In order for someone to make this sort of assertion, they must believe that God is, in fact, irrelevant, in and of Himself, and needs our help in the P.R. Department. It is the subtle belief that God--left to his own devices--will never amount to much. He's treated like aging elder in a nursing home. We know they are alive, but they don't have a life. We talk to them loudly with pre-school language. We pity them, humor them, and bear with them. We treat them as if they are out of touch with reality. They don't understand what's going on in the world. They take sponge baths and need hospice assistance to do the most rudimentary hygienic tasks. They rock back and forth all day staring at the wall until someone musters up the courage and compassion to visit them in their detached reality. In our minds, they don't relate. We have to work hard, unfortunately, as a culture to make their lives seem worthwhile. This is sad to me.

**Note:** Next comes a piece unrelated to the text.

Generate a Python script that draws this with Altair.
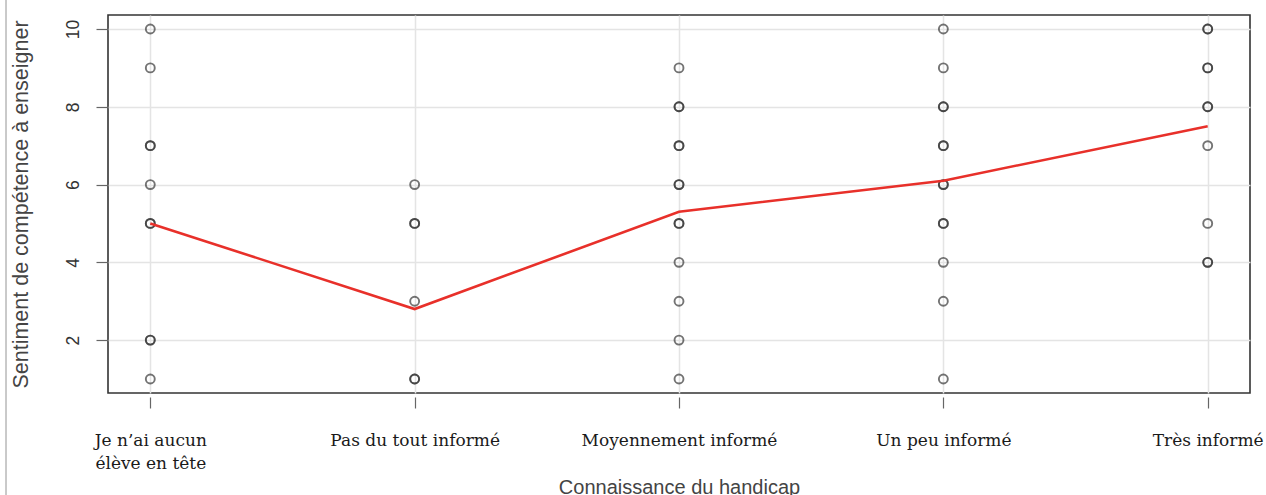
import altair as alt
import pandas as pd

# ---- data ----
categories = [
    "Je n’ai aucun élève en tête",
    "Pas du tout informé",
    "Moyennement informé",
    "Un peu informé",
    "Très informé",
]
tick_labels = [
    ["Je n’ai aucun", "élève en tête"],
    ["Pas du tout informé"],
    ["Moyennement informé"],
    ["Un peu informé"],
    ["Très informé"],
]
# observed scores per category (repeated values = overplotted points)
scores_cat1 = [10, 9, 7, 7, 6, 5, 5, 2, 2, 1]
scores_cat2 = [6, 5, 5, 3, 1, 1]
scores_cat3 = [9, 8, 8, 7, 7, 6, 6, 5, 5, 4, 3, 2, 1]
scores_cat4 = [10, 9, 8, 8, 7, 7, 6, 6, 5, 5, 4, 3, 1]
scores_cat5 = [10, 10, 9, 9, 8, 8, 7, 5, 4, 4]
means = [5.0, 2.8, 5.3, 6.1, 7.5]
y_ticks = [2, 4, 6, 8, 10]

all_scores = [scores_cat1, scores_cat2, scores_cat3, scores_cat4, scores_cat5]
rows = []
for i, (cat, sc) in enumerate(zip(categories, all_scores)):
    for v in sc:
        rows.append({"pos": i + 1, "categorie": cat, "score": v})
pts = pd.DataFrame(rows)
mean_df = pd.DataFrame({"pos": list(range(1, len(categories) + 1)),
                        "categorie": categories, "score": means})

label_expr = "[" + ",".join(
    "[" + ",".join("'" + s + "'" for s in lines) + "]" for lines in tick_labels
) + "][datum.value - 1]"

x_enc = alt.X(
    "pos:Q",
    scale=alt.Scale(domain=[0.84, 5.16], nice=False, zero=False),
    axis=alt.Axis(
        values=list(range(1, len(categories) + 1)),
        labelExpr=label_expr,
        labelFont="DejaVu Serif",
        labelFontSize=17,
        labelColor="#1a1a1a",
        labelBaseline="alphabetic",
        labelAlign="center",
        labelPadding=37,
        labelLineHeight=23,
        labelLimit=0,
        labelFlush=False,
        labelOverlap=False,
        tickSize=11,
        tickColor="#666666",
        tickWidth=1.2,
        offset=4,
        domain=False,
        grid=True,
        gridColor="#e4e4e4",
        gridWidth=1.5,
        title="Connaissance du handicap",
        titleFont="Liberation Sans",
        titleFontSize=20,
        titleFontWeight="normal",
        titleColor="#444444",
        titleBaseline="alphabetic",
        titleY=96,
    ),
)
y_enc = alt.Y(
    "score:Q",
    scale=alt.Scale(domain=[0.64, 10.36], nice=False, zero=False),
    axis=alt.Axis(
        values=y_ticks,
        labelAngle=270,
        labelAlign="center",
        labelBaseline="alphabetic",
        labelPadding=18,
        labelFont="Liberation Sans",
        labelFontSize=17.5,
        labelColor="#333333",
        tickSize=12,
        tickColor="#666666",
        tickWidth=1.2,
        domain=False,
        grid=True,
        gridColor="#e4e4e4",
        gridWidth=1.5,
        title="Sentiment de compétence à enseigner",
        titleFont="Liberation Sans",
        titleFontSize=21.5,
        titleFontWeight="normal",
        titleColor="#444444",
        titleAngle=270,
        titleAlign="center",
        titleBaseline="alphabetic",
        titleX=-81,
        titleY=189,
    ),
)

points = alt.Chart(pts).mark_point(
    shape="circle", filled=False, size=80, strokeWidth=1.9,
    color="#333333", opacity=0.68,
).encode(x=x_enc, y=y_enc)

line = alt.Chart(mean_df).mark_line(color="#e8302a", strokeWidth=2.6).encode(
    x=x_enc, y=y_enc
)

border = alt.Chart(mean_df).mark_rule(color="#c8c8c8", strokeWidth=1).encode(
    x=alt.value(-102), y=alt.value(-15), y2=alt.value(480)
)

chart = (
    alt.layer(points, line, border)
    .properties(
        width=1142,
        height=378,
        autosize=alt.AutoSizeParams(type="none"),
        padding={"left": 108, "top": 15, "right": 16, "bottom": 102},
        background="white",
    )
    .configure_view(stroke="#333333", strokeWidth=1.6)
)

chart.save("out.html", embed_options={"renderer": "svg", "actions": False})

But I feel like we talk about God with a similar set of paradigms. We speak about the Bible and the Life of God as if He needs hospice and we respond with the equivalent of bedside manners. We treat him like he needs our face-lifting and spin-doctoring. We work feverishly in ministry to try to translate the Scriptures in a way that "makes sense" to people in the "real world". It's easy for me to take great joy in explaining God to someone and then have them say, "I never understood that until you brought the cookies down to the bottom shelf". It does sometimes seem that God does, to borrow the expression, have his head "in the clouds" since he's "up in heaven" and we are "down here on earth"...and needs some "competent human" to make him palatable for the confused masses.

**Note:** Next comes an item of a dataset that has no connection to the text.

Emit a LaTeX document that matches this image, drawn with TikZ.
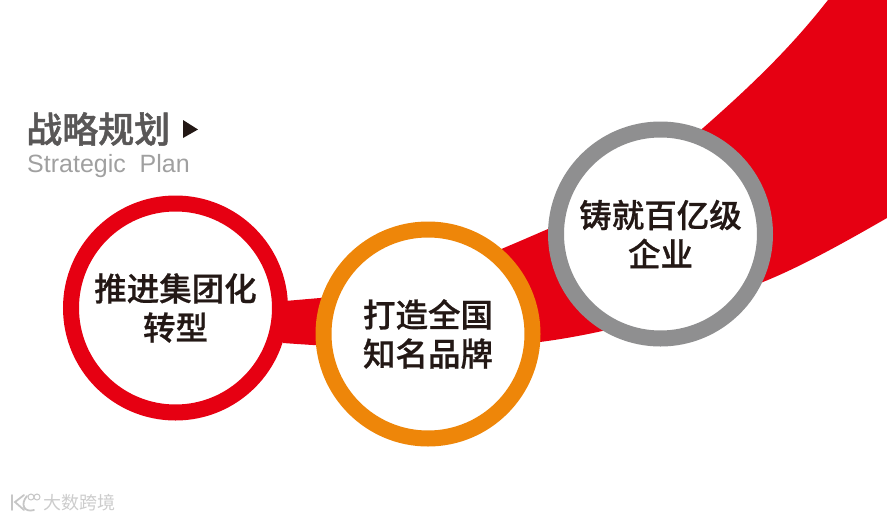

But I wonder if the opposite is true. What if the main reason for the churches decline lies in our lack of relevancy to God? What would it look like to live a life that made sense to God? I work hard to make God "seem" real to people, as if he's not real. I say things like, "Talk to God 'as if' He was a real person." or "Live like He's right there with you." In saying this I'm essentially saying, "He's not real and He's not here." And then I work hard to make it look "as if" he is. I get creative with metaphors, word pictures, practical applications, marketing strategies, and branding methods. It gets me wondering, "What if the real problem with the church is our relevancy to God?" What if I worked harder try to make people seem real to God? I wonder if we are the one's who've lost touch with reality and in an effort to explain how life has turned out, we've misdiagnosed the cause by blaming it on God's relevancy to our reality instead of the other way around.

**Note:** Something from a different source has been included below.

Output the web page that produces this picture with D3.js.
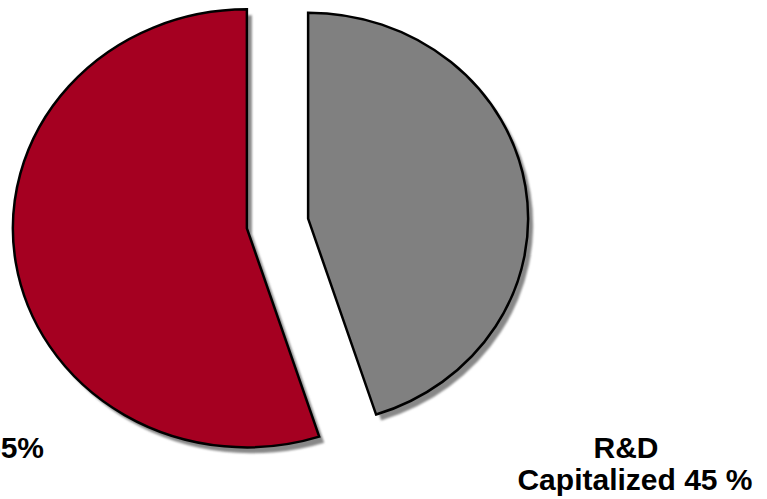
<!DOCTYPE html>
<html>
<head>
<meta charset="utf-8">
<script src="https://cdn.jsdelivr.net/npm/d3@7"></script>
<style>
  html, body { margin: 0; padding: 0; background: #fff; overflow: hidden; }
  svg { display: block; }
  text { font-family: "Liberation Sans", Arial, sans-serif; font-weight: bold; fill: #000; }
</style>
</head>
<body>
<svg id="chart" width="767" height="499"></svg>
<script>
// ---- data ----
const categories = ["R&D Expensed", "R&D Capitalized"];
const values = [55, 45];
const labelLines = [["R&D Expensed 55%"], ["R&D", "Capitalized 45 %"]];

// ---- style ----
const colors = ["#A50021", "#808080"];
const radiiX = [234, 220];
const radiiY = [219, 206];
const labelAnchor = [{x: 44, y: 458, anchor: "end"}, {x: 630, y: 458, anchor: "middle"}];
const center = {x: 277.5, y: 223.5};
const explode = 31;
const shadow = {dx: 5, dy: 6, color: "#888888"};

const svg = d3.select("#chart");

const pie = d3.pie()
  .sort(null)
  .value(d => d)
  .startAngle(2 * Math.PI * 0.45)
  .endAngle(2 * Math.PI * 1.45);

const arcs = pie(values);
const R = 100;
const arc = d3.arc().innerRadius(0).outerRadius(R);

const defs = svg.append("defs");
defs.append("filter").attr("id", "blur")
  .attr("x", "-10%").attr("y", "-10%").attr("width", "120%").attr("height", "120%")
  .append("feGaussianBlur").attr("stdDeviation", 0.5);

const slices = svg.selectAll("g.slice")
  .data(arcs)
  .join("g")
  .attr("class", "slice")
  .attr("transform", (d) => {
    const mid = (d.startAngle + d.endAngle) / 2;
    const cx = center.x + explode * Math.sin(mid);
    const cy = center.y - explode * Math.cos(mid);
    return `translate(${cx},${cy})`;
  });

// shadow
slices.append("path")
  .attr("d", arc)
  .attr("transform", (d, i) => `translate(${shadow.dx},${shadow.dy}) scale(${radiiX[i] / R},${radiiY[i] / R})`)
  .attr("fill", shadow.color)
  .attr("filter", "url(#blur)");

// slice
slices.append("path")
  .attr("d", arc)
  .attr("transform", (d, i) => `scale(${radiiX[i] / R},${radiiY[i] / R})`)
  .attr("fill", (d, i) => colors[i])
  .attr("stroke", "#000")
  .attr("stroke-width", 2.5)
  .attr("stroke-linejoin", "miter")
  .attr("vector-effect", "non-scaling-stroke");

// labels
categories.forEach((c, i) => {
  const a = labelAnchor[i];
  const t = svg.append("text")
    .attr("x", a.x)
    .attr("y", a.y)
    .attr("text-anchor", a.anchor)
    .style("font-size", "30px");
  labelLines[i].forEach((line, j) => {
    t.append("tspan")
      .attr("x", a.x + (labelLines[i].length > 1 && j === 1 ? 5 : 0) - (labelLines[i].length > 1 && j === 0 ? 4 : 0))
      .attr("dy", j === 0 ? 0 : 32)
      .text(line);
  });
});
</script>
</body>
</html>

What if we've become irrelevant to God? What if the church has been deceived into believing the problem lies with God and our assignment as Christians is to set him straight by saying things like, "I know sometimes he seems awkward, but deep down he's a really good person." I'm not sure he needs our apologetic excuses. In fact, I'm sure he doesn't.
The life of God is, in fact, reality. It is "the real world". It is the relevant life. It is only as our lives become irrelevant to him that our Christianity becomes irrelevant to the world. We must bear witness to Him "as He is"--that is more than sufficient to take ones breath away. He needs no cosmetics. He needs no embellishment. If we would focus on seeing him...and singing what we see, saying what we see, I wonder if that would cause the attraction that we are slaving to manufacture. I wonder if He could draw people all by himself to himself. I speak of course of the unadulterated, unsullied, completely captivating God of all gods. Could he be enough? Would he be just fine without our makeup? Would he blow our minds as our lives became relevant to his reality?
I wonder how many things I've just plain got backwards about my relationship with God?